GIVEN INFORMATION:
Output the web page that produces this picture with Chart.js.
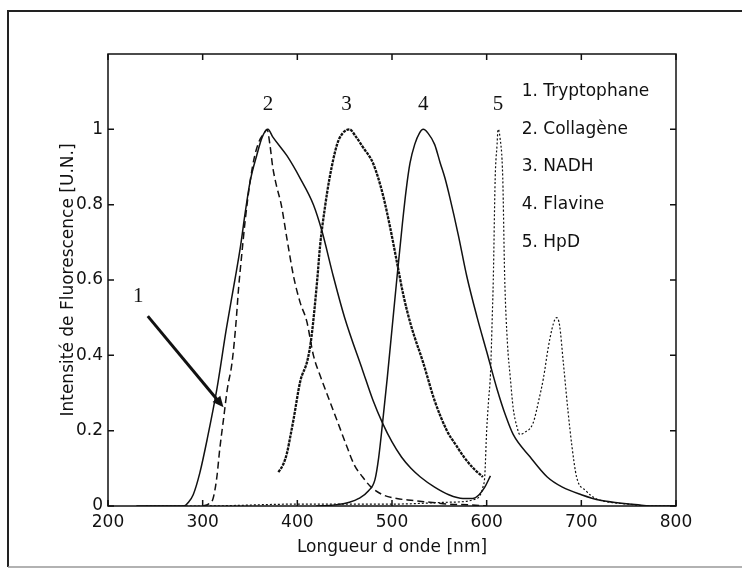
<!DOCTYPE html>
<html lang="fr">
<head>
<meta charset="UTF-8">
<title>Spectres de fluorescence</title>
<script src="https://cdn.jsdelivr.net/npm/chart.js"></script>
<style>
    html, body { margin: 0; padding: 0; background: #fff; overflow: hidden; }
    .wrap { position: relative; width: 742px; height: 572px; }
</style>
</head>
<body>
<div class="wrap"><canvas id="spectra"></canvas></div>
<script>
// wavelengths (nm) and normalised intensities
const trpNm  = [300, 306, 311, 315, 318, 322, 326, 331, 335, 338, 341, 345, 350, 355, 360, 365, 368, 371, 374, 378, 383, 389, 396, 403, 410, 417, 425, 434, 443, 452, 460, 469, 478, 490, 505, 520, 540, 560, 580, 600];
const trpVal = [0, 0.005, 0.02, 0.077, 0.15, 0.23, 0.31, 0.38, 0.48, 0.58, 0.66, 0.76, 0.86, 0.93, 0.97, 0.99, 1.0, 0.96, 0.90, 0.85, 0.80, 0.71, 0.61, 0.54, 0.49, 0.40, 0.34, 0.28, 0.22, 0.16, 0.11, 0.077, 0.05, 0.03, 0.02, 0.015, 0.01, 0.005, 0.003, 0];

const colNm  = [230, 260, 280, 285, 290, 297, 305, 315, 325, 334, 340, 345, 350, 357, 363, 369, 374, 389, 403, 417, 426, 438, 450, 469, 480, 490, 500, 510, 520, 530, 545, 560, 575, 585, 592, 598, 604];
const colVal = [0, 0, 0, 0.01, 0.03, 0.088, 0.18, 0.31, 0.47, 0.60, 0.69, 0.78, 0.86, 0.93, 0.98, 1.0, 0.98, 0.93, 0.87, 0.80, 0.73, 0.61, 0.50, 0.36, 0.28, 0.22, 0.17, 0.13, 0.10, 0.077, 0.05, 0.03, 0.02, 0.02, 0.03, 0.05, 0.08];

const nadhNm  = [380, 385, 389, 393, 396, 403, 411, 415, 421, 424, 429, 434, 442, 448, 455, 462, 470, 480, 490, 498, 505, 512, 520, 533, 545, 558, 568, 576, 586, 596];
const nadhVal = [0.09, 0.11, 0.14, 0.19, 0.23, 0.33, 0.39, 0.45, 0.60, 0.69, 0.79, 0.87, 0.96, 0.99, 1.0, 0.98, 0.95, 0.91, 0.83, 0.74, 0.65, 0.56, 0.48, 0.38, 0.28, 0.20, 0.16, 0.13, 0.10, 0.077];

const flaNm  = [420, 440, 455, 465, 475, 482, 486, 490, 495, 500, 505, 511, 515, 519, 524, 529, 533, 538, 545, 551, 556, 561, 570, 579, 590, 600, 611, 620, 628, 646, 664, 680, 700, 720, 740, 760, 780, 800];
const flaVal = [0, 0.003, 0.01, 0.02, 0.04, 0.07, 0.13, 0.22, 0.34, 0.47, 0.60, 0.75, 0.84, 0.91, 0.96, 0.99, 1.0, 0.99, 0.96, 0.91, 0.87, 0.82, 0.72, 0.61, 0.50, 0.41, 0.31, 0.24, 0.19, 0.13, 0.077, 0.05, 0.03, 0.015, 0.008, 0.003, 0, 0];

const hpdNm  = [240, 300, 400, 500, 560, 590, 596, 598, 600, 602, 604, 606, 607, 609, 611, 612, 614, 617, 619, 622, 625, 628, 632, 635, 640, 649, 655, 660, 665, 669, 672, 674, 677, 681, 686, 690, 695, 705, 715, 730, 750, 770, 800];
const hpdVal = [0, 0, 0.005, 0.005, 0.01, 0.02, 0.05, 0.08, 0.20, 0.28, 0.35, 0.51, 0.60, 0.87, 0.96, 1.0, 0.98, 0.87, 0.61, 0.43, 0.34, 0.26, 0.21, 0.19, 0.195, 0.22, 0.28, 0.34, 0.42, 0.47, 0.495, 0.50, 0.48, 0.38, 0.25, 0.16, 0.077, 0.04, 0.02, 0.01, 0.005, 0, 0];

const seriesNames = ['1. Tryptophane', '2. Collagène', '3. NADH', '4. Flavine', '5. HpD'];
const xTicks = [200, 300, 400, 500, 600, 700, 800];
const yTicks = [0, 0.2, 0.4, 0.6, 0.8, 1];

// annotation anchors, in data units
const peakNames = ['1', '2', '3', '4', '5'];
const peakNm  = [232, 369, 452, 533, 612];
const peakVal = [0.555, 1.065, 1.065, 1.065, 1.065];
const arrowFrom = [242, 0.504];
const arrowTo   = [322, 0.262];
const legendNm  = 637;
const legendVal = [1.1, 1.0, 0.9, 0.8, 0.7];

const FONT = '"DejaVu Sans", sans-serif';
const INK = '#111';

function pts(xs, ys) {
    return xs.map((v, i) => ({ x: v, y: ys[i] }));
}

const decor = {
    id: 'decor',
    afterDraw(chart) {
        const { ctx, chartArea: a, scales: { x, y } } = chart;
        ctx.save();

        // scanned page frame
        ctx.strokeStyle = '#222';
        ctx.lineWidth = 2;
        ctx.beginPath();
        ctx.moveTo(8, 10); ctx.lineTo(8, 567);
        ctx.moveTo(8, 11); ctx.lineTo(742, 11);
        ctx.stroke();
        ctx.strokeStyle = '#999';
        ctx.lineWidth = 1.5;
        ctx.beginPath();
        ctx.moveTo(8, 567); ctx.lineTo(742, 567);
        ctx.stroke();

        // axes box with inward ticks (matlab style)
        ctx.strokeStyle = INK;
        ctx.lineWidth = 1.5;
        ctx.strokeRect(a.left, a.top, a.right - a.left, a.bottom - a.top);
        const tl = 6;
        ctx.beginPath();
        xTicks.forEach(v => {
            const px = x.getPixelForValue(v);
            ctx.moveTo(px, a.bottom); ctx.lineTo(px, a.bottom - tl);
            ctx.moveTo(px, a.top); ctx.lineTo(px, a.top + tl);
        });
        yTicks.forEach(v => {
            const py = y.getPixelForValue(v);
            ctx.moveTo(a.left, py); ctx.lineTo(a.left + tl, py);
            ctx.moveTo(a.right, py); ctx.lineTo(a.right - tl, py);
        });
        ctx.stroke();

        // peak numbers
        ctx.fillStyle = INK;
        ctx.font = '21px "Liberation Serif", serif';
        ctx.textAlign = 'center';
        ctx.textBaseline = 'middle';
        peakNames.forEach((t, i) => {
            ctx.fillText(t, x.getPixelForValue(peakNm[i]), y.getPixelForValue(peakVal[i]));
        });

        // arrow towards curve 1
        const x0 = x.getPixelForValue(arrowFrom[0]), y0 = y.getPixelForValue(arrowFrom[1]);
        const x1 = x.getPixelForValue(arrowTo[0]), y1 = y.getPixelForValue(arrowTo[1]);
        const ang = Math.atan2(y1 - y0, x1 - x0);
        const head = 11;
        ctx.lineWidth = 3;
        ctx.beginPath();
        ctx.moveTo(x0, y0);
        ctx.lineTo(x1 - head * 0.8 * Math.cos(ang), y1 - head * 0.8 * Math.sin(ang));
        ctx.stroke();
        ctx.beginPath();
        ctx.moveTo(x1, y1);
        ctx.lineTo(x1 - head * Math.cos(ang) + 5 * Math.sin(ang), y1 - head * Math.sin(ang) - 5 * Math.cos(ang));
        ctx.lineTo(x1 - head * Math.cos(ang) - 5 * Math.sin(ang), y1 - head * Math.sin(ang) + 5 * Math.cos(ang));
        ctx.closePath();
        ctx.fill();

        // text legend
        ctx.font = '17px ' + FONT;
        ctx.textAlign = 'left';
        seriesNames.forEach((t, i) => {
            ctx.fillText(t, x.getPixelForValue(legendNm), y.getPixelForValue(legendVal[i]));
        });

        ctx.restore();
    }
};

const common = {
    borderColor: INK,
    pointRadius: 0,
    fill: false,
    cubicInterpolationMode: 'monotone'
};

new Chart(document.getElementById('spectra'), {
    type: 'line',
    data: {
        datasets: [
            { ...common, label: seriesNames[0], data: pts(trpNm, trpVal), borderWidth: 1.5, borderDash: [7, 4] },
            { ...common, label: seriesNames[1], data: pts(colNm, colVal), borderWidth: 1.5 },
            { ...common, label: seriesNames[2], data: pts(nadhNm, nadhVal), borderWidth: 2.3, borderDash: [3, 1] },
            { ...common, label: seriesNames[3], data: pts(flaNm, flaVal), borderWidth: 1.5 },
            { ...common, label: seriesNames[4], data: pts(hpdNm, hpdVal), borderWidth: 1.2, borderDash: [2, 2] }
        ]
    },
    options: {
        responsive: true,
        maintainAspectRatio: false,
        animation: false,
        layout: { padding: { left: 0, top: 54, right: 66, bottom: 0 } },
        plugins: { legend: { display: false }, tooltip: { enabled: false } },
        scales: {
            x: {
                type: 'linear',
                min: 200,
                max: 800,
                afterBuildTicks: s => { s.ticks = xTicks.map(v => ({ value: v })); },
                afterFit: s => { s.height = 66; },
                grid: { display: false, drawTicks: false },
                border: { display: false },
                ticks: { padding: 6, color: INK, autoSkip: false, maxRotation: 0, font: { family: FONT, size: 17 } },
                title: { display: true, text: 'Longueur d onde [nm]', color: INK, font: { family: FONT, size: 17 }, padding: { top: 0, bottom: 14 } }
            },
            y: {
                min: 0,
                max: 1.2,
                afterBuildTicks: s => { s.ticks = yTicks.map(v => ({ value: v })); },
                afterFit: s => { s.width = 108; },
                grid: { display: false, drawTicks: false },
                border: { display: false },
                ticks: { padding: 5, color: INK, font: { family: FONT, size: 17 }, callback: v => String(Math.round(v * 10) / 10) },
                title: { display: true, text: 'Intensité de Fluorescence [U.N.]', color: INK, font: { family: FONT, size: 17 }, padding: { top: 58, bottom: 0 } }
            }
        }
    },
    plugins: [decor]
});
</script>
</body>
</html>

WORK REQUIRED: Leave out any pictures, please, and quote only the lines from the top of the data through the line that contains "0.005, 0.003, 0];".

THE RESULT:
Output the web page that produces this picture with Chart.js.
<!DOCTYPE html>
<html lang="fr">
<head>
<meta charset="UTF-8">
<title>Spectres de fluorescence</title>
<script src="https://cdn.jsdelivr.net/npm/chart.js"></script>
<style>
    html, body { margin: 0; padding: 0; background: #fff; overflow: hidden; }
    .wrap { position: relative; width: 742px; height: 572px; }
</style>
</head>
<body>
<div class="wrap"><canvas id="spectra"></canvas></div>
<script>
// wavelengths (nm) and normalised intensities
const trpNm  = [300, 306, 311, 315, 318, 322, 326, 331, 335, 338, 341, 345, 350, 355, 360, 365, 368, 371, 374, 378, 383, 389, 396, 403, 410, 417, 425, 434, 443, 452, 460, 469, 478, 490, 505, 520, 540, 560, 580, 600];
const trpVal = [0, 0.005, 0.02, 0.077, 0.15, 0.23, 0.31, 0.38, 0.48, 0.58, 0.66, 0.76, 0.86, 0.93, 0.97, 0.99, 1.0, 0.96, 0.90, 0.85, 0.80, 0.71, 0.61, 0.54, 0.49, 0.40, 0.34, 0.28, 0.22, 0.16, 0.11, 0.077, 0.05, 0.03, 0.02, 0.015, 0.01, 0.005, 0.003, 0];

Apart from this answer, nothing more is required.